Rooms To Go Inc. Competitor Analysis

Premier retail businesses look for more intelligent ways to manage their businesses in the highly competitive retail market. Rooms To Go puts into consideration all this and continually looks to gain a better insight of the needs, buying patterns and wants of their clients.

The competitive landscape in which the Rooms To Go Inc. operates, currently is occupied by highly competitive furniture companies and which overtime have been experiencing rapid growth, companies like;  Berkshire Hathaway Inc., Inter IKEA Systems B.V., ASHLEY FURNITURE INDUSTRIES, INC. These companies are well developed and known and they pose a great competitive challenge to the Rooms To Go Inc. With Ashley Furniture, they have little, if any, solid wood. They are style experts and their prices are quite affordable although, they may not be a great value because of the short period use of furniture. IKEA has also dominated the market and   people consider it as a starter furniture store before graduating to others. They are affordable in their prices and they are also stylish among others.

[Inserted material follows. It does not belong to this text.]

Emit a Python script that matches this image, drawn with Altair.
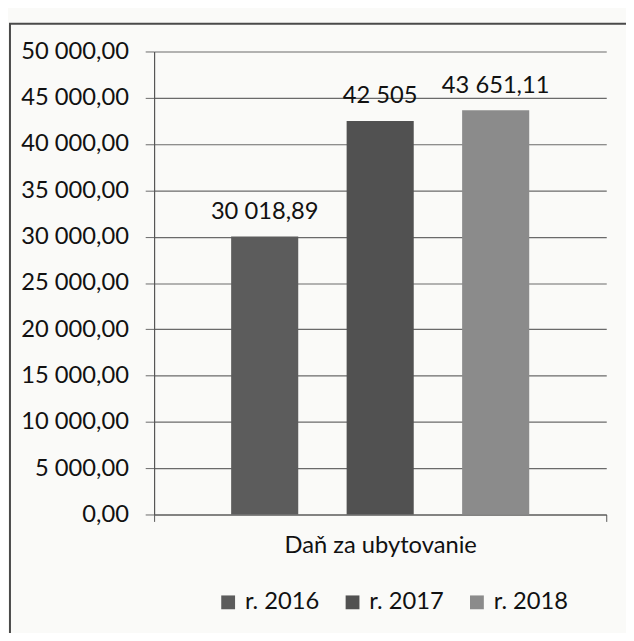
import altair as alt
import pandas as pd

category = ["Daň za ubytovanie"] * 3
series = ["r. 2016", "r. 2017", "r. 2018"]
values = [30018.89, 42505, 43651.11]
value_labels = ["30 018,89", "42 505", "43 651,11"]
colors = ["#5c5c5c", "#515151", "#8b8b8b"]

df = pd.DataFrame({"kategoria": category, "rok": series, "hodnota": values, "popis": value_labels})

FONT = "Lato"
FS = 24

frame = alt.Chart(pd.DataFrame({"a": [0]})).mark_rect(
    fillOpacity=0, stroke="#4a4a4a", strokeWidth=2
).encode(x=alt.value(-146), x2=alt.value(484), y=alt.value(-28), y2=alt.value(602))

x_enc = alt.X(
    "kategoria:N",
    scale=alt.Scale(paddingInner=0, paddingOuter=0),
    axis=alt.Axis(
        title=None, labelAngle=0, labelFont=FONT, labelFontSize=FS, labelColor="#111",
        labelPadding=13, labelLimit=0, tickBand="extent", tickSize=7, tickColor="#555",
        domainColor="#555", domainWidth=1.2,
    ),
)
xo_enc = alt.XOffset("rok:N", sort=series, scale=alt.Scale(paddingInner=0.419, paddingOuter=0.667))
y_enc = alt.Y(
    "hodnota:Q",
    scale=alt.Scale(domain=[0, 50000], nice=False),
    axis=alt.Axis(
        title=None, values=list(range(0, 50001, 5000)),
        labelExpr="replace(replace(format(datum.value, ',.2f'), /,/g, ' '), /\\./, ',')",
        labelFont=FONT, labelFontSize=FS, labelColor="#111", labelPadding=17,
        tickSize=9, tickColor="#6a6a6a", domainColor="#555", domainWidth=1.2,
        grid=True, gridColor="#6a6a6a", gridWidth=1.2,
    ),
)

bars = alt.Chart(df).mark_bar().encode(
    x=x_enc,
    xOffset=xo_enc,
    y=y_enc,
    color=alt.Color(
        "rok:N",
        scale=alt.Scale(domain=series, range=colors),
        legend=alt.Legend(
            title=None, orient="none", legendX=63, legendY=546, direction="horizontal",
            symbolType="square", symbolSize=196, symbolStrokeWidth=0,
            labelFont=FONT, labelFontSize=FS, labelColor="#111", labelOffset=5,
            columnPadding=21, padding=0,
        ),
    ),
)

texts = alt.Chart(df).mark_text(
    font=FONT, fontSize=FS, color="#111", baseline="alphabetic", dy=-18
).encode(x="kategoria:N", xOffset=xo_enc, y="hodnota:Q", text="popis:N")

chart = alt.layer(bars, texts, frame).properties(
    width=458, height=469,
    autosize=alt.AutoSizeParams(type="none"),
    padding={"left": 148, "top": 40, "right": 20, "bottom": 116},
    background="#fafaf8",
).configure_view(stroke=None)

chart.save("out.html", embed_options={"renderer": "svg", "actions": False})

Rooms To Go Company Structure

An organization structure is the grouping and which shows the interrelation of sub units in an organization. In Rooms To Go Inc. the subordinates reports to their superiors and this has enhanced the coordination of all activities of every member in the company. It has reduced conflicts between members with regard to which member is supposed to perform which task in the organization and this has greatly increased performance in the organization.  Jeffrey Seaman is the Chief Executive Officer; under him is the Chief Finance Officer, followed by the Chief Operating Officer, Chief Information Officer, Senior Vice President, Distribution Department, Human Resource department and the digital marketing department (Friesen, Kay, Eibach & Galinsky, 2014).